Pretty much. I would suggest you re-examine your diode mounting strategy though.
First off, AS5 conducts at about 10 (maybe) where the worst of solders (50/50) conduct at 20. 97/3 conducts in the low 60's and indium in the 70's. But let's not put the cart before the horse.
AS5 won't give me a bond by itself. I was considering using the thermal adhesive:
http://www.arcticsilver.com/arctic_silver_thermal_adhesive.htm
I don't have values for conductivity of the adhesive, but it would have the advantage of being able to mount to the (more conductive) non-anodized aluminum. If it's the same as AS5 (~10), then I suppose that would be the bottleneck.
Are you saying that the worst solders conduct at 20, and this would be the effective bottleneck before the anodized aluminum layer (at 30)?

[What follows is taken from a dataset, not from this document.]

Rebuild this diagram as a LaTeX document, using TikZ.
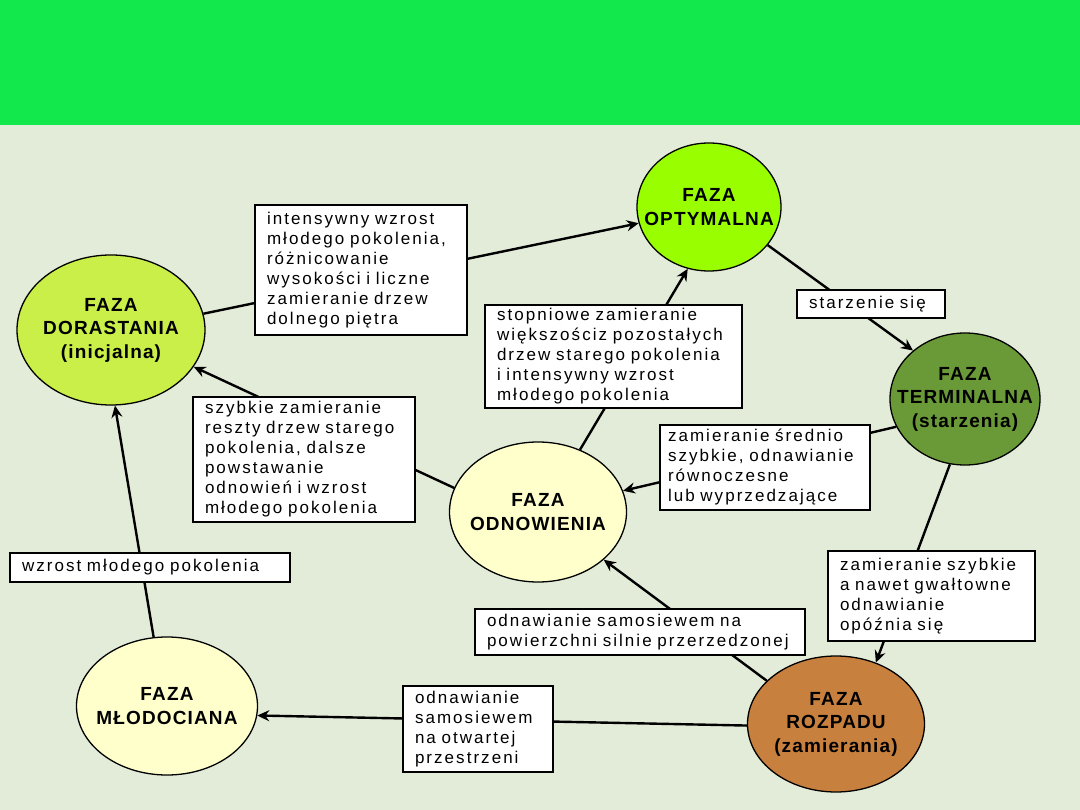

You need to look at your thermal path as a part of your overall design.
You've been more than willing to put a ton of effort in your responses, so I can at least clue you into my design.
I'm going for a tiny palm sized rectangular light, custom CNC cut from aluminum plates. It will house 2 XML-2 U2 emitters and a single XPG-2 R5. It will have adjustable brightness and can turn on the XML pair and XPG thrower independently. The battery will be a newer lithium polymer cell with a C rating capable of reliably running all 3 emitters at max current if I want, which is a potential of 7.5A. Blasting all three at max power would only net a ~7-10 minute run time at 100% DOD, at a serious >2000 Lumen. That is worst case, but in daily situations would probably do 0.5A to each XML for a nice flood and >1 hr run time. The heat transfer issue is of concern to me because the better I design it, the longer I can run at higher power levels.
I realize a (classic) radial design is best for heat dispersal, but I want this to be a low profile pocket light. The power output, body thickness I cut, and driver efficiency are all going to play a huge role in this. If I must, I'm willing to put in micro-fans and maybe some heat pipes/fins if the body saturates quickly. Should I bother anodizing the exterior? I don't care about waterproofing.
I have the CNC machine, aluminum, small optics, the batteries, diodes, etc. It's
slowly coming together.
The smaller the die, the smaller the amount of energy flow. The warmer the diode, the less light it emits and the more input energy is turned into heat. You will eventually reach the point where the diode won't go any further. But getting there, the additional energy is simply going to waste. That's why when you put a 1000 lumen and an 1100 lumen flashlight side by side, you're hard pressed to identify which is which.
Yeah I know that perceived brightness is pretty much logarithmic, and brightness of a LED is somewhat inversely related to the temperature. We're always fighting the law of diminishing returns. I have read anecdotal claims of 3% brightness lost for every 10C temp increase. Basically, I will be considering fan cooling if power consumption lost via fan more than makes up for efficiency lost from warm LED's. I have a strong inclination that the mass limitation alone will necessitate active cooling. I'm probably not going to run the LED's much higher than their defined max ratings, so I suppose I should focus more of my attention on convecting away the heat from the body. Thoughts?
PS: thanks for the info on the copper cored MCPCB's, I always like options!